Given that boys, in particular, may have the penis anxiety described above, I always reassure them with my "Penis Talk" that "boys are made with a penis and girls with a vagina. When you get big like daddy, you will have a big penis, too. Your penis cannot fall off, and no one can ever take it away."
As part of normal toilet learning, children should be taught to recognize the feelings they have when "their poop or pee wants to come out." We do not need to teach a child to think of their feces as having feelings since animism comes naturally! The additional information I add is about the desire of their stools to attend the "Poop Party under the house! Poops can only get there when passed into the potty chair or toilet, though, not by being dumped in from the diaper as some clever children may assert. I then turn to the parent to ask, "Do your poops go the Poop Party?" providing a knowing wink if necessary. But sadly sympathize with the child that, "Too bad, your poops don’t get to go." Suddenly, doubt has been generated in the child about their choice to withhold!
If the child does not ask to use the potty after several weeks of really implementing these techniques, having several soft stools per day, and having previously shown the understanding and ability to use the potty, the method of room restriction can be used. In this method, the child is restricted to one room of the house, perhaps naked, along with a potty chair starting half an hour before the time that has been determined to be typical for a stool to occur. In the room, the child can play but should not get special attention or use any electronics, and cannot leave.
Once the potty has been used for a poop, he will be free to leave, go outside, and have other privileges for the rest of that day until the next scheduled stool. If he instead poops in his diaper, he continues to be restricted for the rest of the day. This plan is continued until the child is successful, which usually takes no more than 3 days.
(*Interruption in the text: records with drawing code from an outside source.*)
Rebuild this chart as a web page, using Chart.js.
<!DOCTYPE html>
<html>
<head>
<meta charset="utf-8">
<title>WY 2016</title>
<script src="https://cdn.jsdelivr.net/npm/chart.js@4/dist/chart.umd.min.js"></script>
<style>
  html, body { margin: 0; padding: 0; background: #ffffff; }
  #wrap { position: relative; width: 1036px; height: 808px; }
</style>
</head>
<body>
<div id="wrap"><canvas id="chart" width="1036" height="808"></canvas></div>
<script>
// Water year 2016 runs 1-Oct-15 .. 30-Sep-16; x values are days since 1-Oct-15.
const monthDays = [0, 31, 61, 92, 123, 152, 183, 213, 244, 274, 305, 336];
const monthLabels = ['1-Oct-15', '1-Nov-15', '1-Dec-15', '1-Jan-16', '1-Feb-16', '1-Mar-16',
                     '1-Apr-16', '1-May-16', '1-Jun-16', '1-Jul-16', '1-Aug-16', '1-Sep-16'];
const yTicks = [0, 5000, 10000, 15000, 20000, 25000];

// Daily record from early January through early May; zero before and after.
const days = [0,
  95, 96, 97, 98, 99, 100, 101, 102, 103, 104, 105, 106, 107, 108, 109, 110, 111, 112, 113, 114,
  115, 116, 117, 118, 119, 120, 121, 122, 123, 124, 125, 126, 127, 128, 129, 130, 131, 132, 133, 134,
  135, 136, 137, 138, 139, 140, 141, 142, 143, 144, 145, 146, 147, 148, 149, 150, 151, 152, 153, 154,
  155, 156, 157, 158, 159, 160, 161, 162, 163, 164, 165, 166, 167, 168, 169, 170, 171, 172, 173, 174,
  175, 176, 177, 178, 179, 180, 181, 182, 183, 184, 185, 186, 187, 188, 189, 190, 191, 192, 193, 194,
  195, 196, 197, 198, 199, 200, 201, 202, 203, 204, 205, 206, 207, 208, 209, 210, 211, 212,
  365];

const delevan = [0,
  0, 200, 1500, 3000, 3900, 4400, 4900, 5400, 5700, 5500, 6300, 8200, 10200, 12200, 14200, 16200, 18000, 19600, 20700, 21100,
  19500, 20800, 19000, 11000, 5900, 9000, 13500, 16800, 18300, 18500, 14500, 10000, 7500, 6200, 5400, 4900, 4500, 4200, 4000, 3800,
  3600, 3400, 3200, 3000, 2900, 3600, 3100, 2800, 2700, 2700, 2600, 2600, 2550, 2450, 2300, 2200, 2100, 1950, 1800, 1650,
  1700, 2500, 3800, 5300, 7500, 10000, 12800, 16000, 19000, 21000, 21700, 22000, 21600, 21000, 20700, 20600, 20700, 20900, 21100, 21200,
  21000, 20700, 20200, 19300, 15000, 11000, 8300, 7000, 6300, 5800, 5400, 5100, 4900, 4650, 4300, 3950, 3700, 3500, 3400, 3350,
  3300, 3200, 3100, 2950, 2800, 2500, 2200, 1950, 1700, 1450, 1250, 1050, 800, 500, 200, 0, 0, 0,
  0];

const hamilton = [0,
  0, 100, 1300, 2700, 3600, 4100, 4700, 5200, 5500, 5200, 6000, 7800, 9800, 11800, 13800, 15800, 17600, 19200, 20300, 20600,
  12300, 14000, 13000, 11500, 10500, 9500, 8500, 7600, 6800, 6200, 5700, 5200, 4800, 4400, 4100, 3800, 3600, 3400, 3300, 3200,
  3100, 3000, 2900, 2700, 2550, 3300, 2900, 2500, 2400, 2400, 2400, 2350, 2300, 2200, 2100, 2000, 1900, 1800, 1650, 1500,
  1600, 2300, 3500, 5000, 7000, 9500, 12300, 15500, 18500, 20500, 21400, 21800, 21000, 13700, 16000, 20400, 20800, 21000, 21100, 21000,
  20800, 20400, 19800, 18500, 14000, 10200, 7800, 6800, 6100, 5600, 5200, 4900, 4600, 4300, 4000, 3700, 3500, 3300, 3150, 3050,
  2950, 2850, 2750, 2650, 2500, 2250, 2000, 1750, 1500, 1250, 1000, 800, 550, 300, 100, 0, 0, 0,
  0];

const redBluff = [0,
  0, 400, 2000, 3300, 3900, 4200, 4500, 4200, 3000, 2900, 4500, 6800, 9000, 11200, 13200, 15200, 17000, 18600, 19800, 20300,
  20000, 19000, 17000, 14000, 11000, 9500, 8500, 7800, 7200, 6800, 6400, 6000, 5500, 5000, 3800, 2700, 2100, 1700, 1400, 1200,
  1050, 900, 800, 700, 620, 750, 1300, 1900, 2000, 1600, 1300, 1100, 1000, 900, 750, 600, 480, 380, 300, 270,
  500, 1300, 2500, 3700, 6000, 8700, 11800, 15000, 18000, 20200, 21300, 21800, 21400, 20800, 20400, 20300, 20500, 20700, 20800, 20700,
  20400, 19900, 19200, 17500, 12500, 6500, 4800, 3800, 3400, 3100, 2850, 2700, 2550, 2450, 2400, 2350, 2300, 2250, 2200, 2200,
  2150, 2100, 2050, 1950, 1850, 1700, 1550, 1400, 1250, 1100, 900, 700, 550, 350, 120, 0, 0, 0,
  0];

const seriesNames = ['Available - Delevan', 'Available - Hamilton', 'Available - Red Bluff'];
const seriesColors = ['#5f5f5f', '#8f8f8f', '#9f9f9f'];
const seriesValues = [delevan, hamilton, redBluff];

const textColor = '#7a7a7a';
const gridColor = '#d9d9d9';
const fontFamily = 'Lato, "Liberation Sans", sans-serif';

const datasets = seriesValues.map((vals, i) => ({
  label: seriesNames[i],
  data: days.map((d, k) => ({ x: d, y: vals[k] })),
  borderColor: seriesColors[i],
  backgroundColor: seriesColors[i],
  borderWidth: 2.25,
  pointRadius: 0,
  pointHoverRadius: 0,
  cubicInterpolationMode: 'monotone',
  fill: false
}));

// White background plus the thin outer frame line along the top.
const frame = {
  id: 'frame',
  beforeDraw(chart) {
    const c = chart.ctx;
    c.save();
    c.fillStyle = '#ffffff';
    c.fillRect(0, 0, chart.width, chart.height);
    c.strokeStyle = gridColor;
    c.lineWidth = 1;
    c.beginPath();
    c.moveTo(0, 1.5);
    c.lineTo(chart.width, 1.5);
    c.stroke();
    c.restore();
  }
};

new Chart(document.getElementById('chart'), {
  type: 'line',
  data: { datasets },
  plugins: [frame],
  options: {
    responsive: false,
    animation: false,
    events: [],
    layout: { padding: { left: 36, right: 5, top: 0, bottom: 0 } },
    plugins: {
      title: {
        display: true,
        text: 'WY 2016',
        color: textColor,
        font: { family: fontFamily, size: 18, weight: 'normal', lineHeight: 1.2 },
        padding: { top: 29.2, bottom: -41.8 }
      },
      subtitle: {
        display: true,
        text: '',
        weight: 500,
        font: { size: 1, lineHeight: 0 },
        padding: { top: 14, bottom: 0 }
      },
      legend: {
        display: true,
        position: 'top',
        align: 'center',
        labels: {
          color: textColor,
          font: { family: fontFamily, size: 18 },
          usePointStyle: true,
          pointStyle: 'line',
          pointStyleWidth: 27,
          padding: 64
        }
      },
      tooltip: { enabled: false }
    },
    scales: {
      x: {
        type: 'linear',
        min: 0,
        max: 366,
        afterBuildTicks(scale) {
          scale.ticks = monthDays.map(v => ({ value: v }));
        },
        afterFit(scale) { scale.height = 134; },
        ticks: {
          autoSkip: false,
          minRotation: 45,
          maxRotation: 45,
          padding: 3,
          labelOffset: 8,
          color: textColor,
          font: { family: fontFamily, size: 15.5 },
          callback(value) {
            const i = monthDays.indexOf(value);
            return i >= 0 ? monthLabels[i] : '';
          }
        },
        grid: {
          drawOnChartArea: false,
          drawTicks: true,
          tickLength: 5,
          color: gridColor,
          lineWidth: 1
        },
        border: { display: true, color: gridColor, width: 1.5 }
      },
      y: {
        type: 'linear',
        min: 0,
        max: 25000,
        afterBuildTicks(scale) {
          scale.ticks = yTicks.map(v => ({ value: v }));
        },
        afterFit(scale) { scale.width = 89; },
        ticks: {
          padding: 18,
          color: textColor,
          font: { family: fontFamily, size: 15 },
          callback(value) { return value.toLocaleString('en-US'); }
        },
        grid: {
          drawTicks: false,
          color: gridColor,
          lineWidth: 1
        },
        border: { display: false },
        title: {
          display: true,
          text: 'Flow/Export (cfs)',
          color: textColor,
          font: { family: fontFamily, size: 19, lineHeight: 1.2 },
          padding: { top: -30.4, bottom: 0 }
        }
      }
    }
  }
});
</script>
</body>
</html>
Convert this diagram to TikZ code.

Typically, the above approaches (not including the need for room restriction) will result in a child requesting to use the potty or toilet within 2-3 weeks. It is critical to coach all caregivers to act indifferent to this request, shrug, and say, "Okay, if you want to." Once a child does what they experience as conceding to using the toilet, there should be no prizes, calls to grandma, or celebrations as these can cause a reversal of the child’s willingness to show autonomy in this function. After all, it’s his poop!